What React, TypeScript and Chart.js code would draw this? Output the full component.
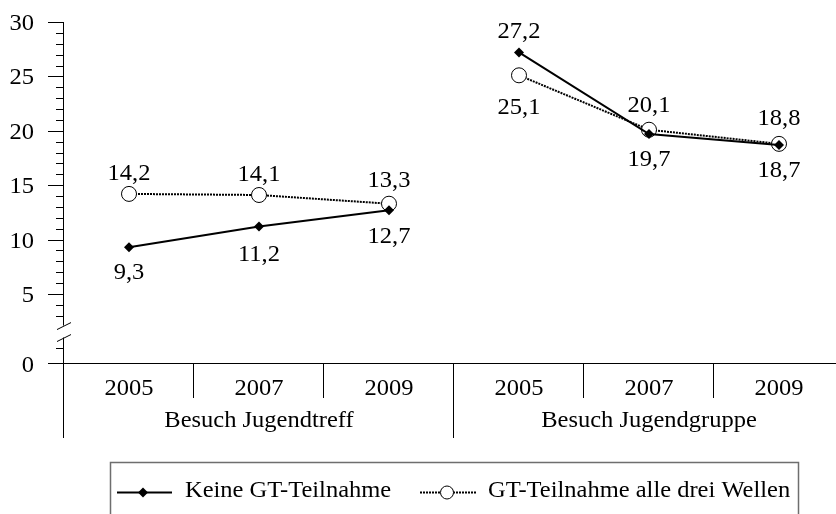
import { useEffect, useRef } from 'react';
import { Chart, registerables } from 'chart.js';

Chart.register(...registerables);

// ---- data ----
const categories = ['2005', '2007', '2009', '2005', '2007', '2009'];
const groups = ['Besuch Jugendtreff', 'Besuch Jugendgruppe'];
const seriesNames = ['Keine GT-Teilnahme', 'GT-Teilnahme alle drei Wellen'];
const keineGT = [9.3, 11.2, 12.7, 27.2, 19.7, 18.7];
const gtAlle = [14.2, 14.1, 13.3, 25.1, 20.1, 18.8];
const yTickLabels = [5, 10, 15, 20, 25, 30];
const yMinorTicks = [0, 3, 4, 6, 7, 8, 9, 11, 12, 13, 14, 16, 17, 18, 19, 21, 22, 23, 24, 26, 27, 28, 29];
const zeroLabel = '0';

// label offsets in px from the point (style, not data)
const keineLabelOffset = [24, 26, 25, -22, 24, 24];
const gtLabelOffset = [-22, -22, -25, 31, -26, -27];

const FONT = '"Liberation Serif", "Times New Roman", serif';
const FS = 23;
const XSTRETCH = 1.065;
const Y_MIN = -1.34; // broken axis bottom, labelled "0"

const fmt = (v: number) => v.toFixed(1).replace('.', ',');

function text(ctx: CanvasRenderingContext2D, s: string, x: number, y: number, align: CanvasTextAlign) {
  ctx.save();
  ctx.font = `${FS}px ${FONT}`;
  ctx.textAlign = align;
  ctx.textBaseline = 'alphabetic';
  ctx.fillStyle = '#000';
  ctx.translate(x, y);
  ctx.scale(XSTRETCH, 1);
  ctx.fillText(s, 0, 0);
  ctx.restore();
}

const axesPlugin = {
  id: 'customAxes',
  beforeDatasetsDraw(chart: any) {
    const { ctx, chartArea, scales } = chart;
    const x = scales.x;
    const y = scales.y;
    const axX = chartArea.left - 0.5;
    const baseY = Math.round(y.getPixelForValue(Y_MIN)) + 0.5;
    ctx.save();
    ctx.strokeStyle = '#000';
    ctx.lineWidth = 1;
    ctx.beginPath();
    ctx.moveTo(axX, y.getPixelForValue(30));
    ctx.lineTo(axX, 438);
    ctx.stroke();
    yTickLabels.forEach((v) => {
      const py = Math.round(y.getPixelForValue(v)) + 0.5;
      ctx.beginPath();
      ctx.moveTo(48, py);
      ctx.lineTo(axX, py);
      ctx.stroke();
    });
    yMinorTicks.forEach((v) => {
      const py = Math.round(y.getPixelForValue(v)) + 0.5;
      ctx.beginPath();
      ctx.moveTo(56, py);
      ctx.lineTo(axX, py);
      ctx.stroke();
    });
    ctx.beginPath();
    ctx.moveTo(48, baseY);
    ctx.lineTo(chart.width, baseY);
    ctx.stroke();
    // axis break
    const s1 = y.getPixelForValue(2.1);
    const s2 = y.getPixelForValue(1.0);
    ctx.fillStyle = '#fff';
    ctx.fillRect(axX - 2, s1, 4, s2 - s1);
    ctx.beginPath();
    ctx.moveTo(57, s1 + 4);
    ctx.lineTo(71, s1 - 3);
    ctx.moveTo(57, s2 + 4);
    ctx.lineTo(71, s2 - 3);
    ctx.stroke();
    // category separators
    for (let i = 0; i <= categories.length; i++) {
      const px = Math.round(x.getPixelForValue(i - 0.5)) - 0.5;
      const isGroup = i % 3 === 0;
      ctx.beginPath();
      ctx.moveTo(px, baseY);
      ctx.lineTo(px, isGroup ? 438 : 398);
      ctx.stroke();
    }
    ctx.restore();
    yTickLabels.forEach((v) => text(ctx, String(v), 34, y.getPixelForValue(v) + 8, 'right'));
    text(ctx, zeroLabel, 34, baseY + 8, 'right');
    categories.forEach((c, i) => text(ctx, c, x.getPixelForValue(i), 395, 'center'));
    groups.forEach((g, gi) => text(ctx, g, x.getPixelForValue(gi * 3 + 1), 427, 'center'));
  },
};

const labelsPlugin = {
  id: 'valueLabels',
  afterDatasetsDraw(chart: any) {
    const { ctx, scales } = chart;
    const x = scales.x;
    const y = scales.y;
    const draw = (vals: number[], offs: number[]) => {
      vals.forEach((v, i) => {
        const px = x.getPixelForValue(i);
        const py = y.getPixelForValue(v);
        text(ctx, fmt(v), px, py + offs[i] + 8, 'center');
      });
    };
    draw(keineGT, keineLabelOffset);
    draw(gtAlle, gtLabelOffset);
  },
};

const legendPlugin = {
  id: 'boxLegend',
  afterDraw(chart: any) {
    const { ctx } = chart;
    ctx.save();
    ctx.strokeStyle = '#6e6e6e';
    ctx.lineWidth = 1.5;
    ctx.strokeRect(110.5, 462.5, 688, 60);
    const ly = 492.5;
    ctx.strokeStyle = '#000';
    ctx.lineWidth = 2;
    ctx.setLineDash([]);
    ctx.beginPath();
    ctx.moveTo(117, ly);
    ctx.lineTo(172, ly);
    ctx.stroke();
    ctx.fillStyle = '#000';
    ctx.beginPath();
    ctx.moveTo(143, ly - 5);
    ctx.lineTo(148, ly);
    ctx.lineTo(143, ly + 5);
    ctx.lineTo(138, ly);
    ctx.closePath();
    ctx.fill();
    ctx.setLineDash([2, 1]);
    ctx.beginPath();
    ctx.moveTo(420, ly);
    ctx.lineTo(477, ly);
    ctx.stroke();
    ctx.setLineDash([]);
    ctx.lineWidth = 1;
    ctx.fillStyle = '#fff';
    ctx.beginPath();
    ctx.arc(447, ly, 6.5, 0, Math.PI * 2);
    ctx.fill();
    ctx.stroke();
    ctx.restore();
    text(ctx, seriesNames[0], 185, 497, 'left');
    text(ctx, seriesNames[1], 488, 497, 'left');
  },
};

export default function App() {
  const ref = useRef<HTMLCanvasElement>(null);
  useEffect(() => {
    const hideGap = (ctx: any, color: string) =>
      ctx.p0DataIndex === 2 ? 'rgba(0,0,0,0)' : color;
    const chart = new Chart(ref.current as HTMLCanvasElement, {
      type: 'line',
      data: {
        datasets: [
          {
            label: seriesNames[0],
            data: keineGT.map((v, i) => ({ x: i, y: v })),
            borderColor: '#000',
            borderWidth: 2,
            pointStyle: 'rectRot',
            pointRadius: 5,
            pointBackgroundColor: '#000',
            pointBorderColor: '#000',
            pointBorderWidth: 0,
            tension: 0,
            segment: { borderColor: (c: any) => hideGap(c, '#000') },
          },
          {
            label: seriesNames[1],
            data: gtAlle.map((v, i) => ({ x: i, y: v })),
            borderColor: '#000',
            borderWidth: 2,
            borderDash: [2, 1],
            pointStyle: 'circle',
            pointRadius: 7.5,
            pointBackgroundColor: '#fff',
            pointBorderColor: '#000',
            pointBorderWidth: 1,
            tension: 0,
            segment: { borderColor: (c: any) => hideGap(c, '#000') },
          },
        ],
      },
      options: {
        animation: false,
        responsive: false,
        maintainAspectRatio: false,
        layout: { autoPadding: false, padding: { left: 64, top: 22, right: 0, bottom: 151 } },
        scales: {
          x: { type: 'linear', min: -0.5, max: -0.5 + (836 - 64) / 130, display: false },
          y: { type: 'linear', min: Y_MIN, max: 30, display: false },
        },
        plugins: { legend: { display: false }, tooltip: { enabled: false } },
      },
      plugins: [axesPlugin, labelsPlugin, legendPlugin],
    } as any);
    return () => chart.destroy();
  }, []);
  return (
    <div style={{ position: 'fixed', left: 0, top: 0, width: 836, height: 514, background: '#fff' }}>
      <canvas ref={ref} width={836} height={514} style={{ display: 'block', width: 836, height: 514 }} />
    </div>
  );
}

▸ Problem to work on
Restate, line by line and word for word, everything from the top of the material through the line that contains "Chart.register(...registerables);". Leave pictures out.

▸ Solution to the problem
What React, TypeScript and Chart.js code would draw this? Output the full component.
import { useEffect, useRef } from 'react';
import { Chart, registerables } from 'chart.js';

Chart.register(...registerables);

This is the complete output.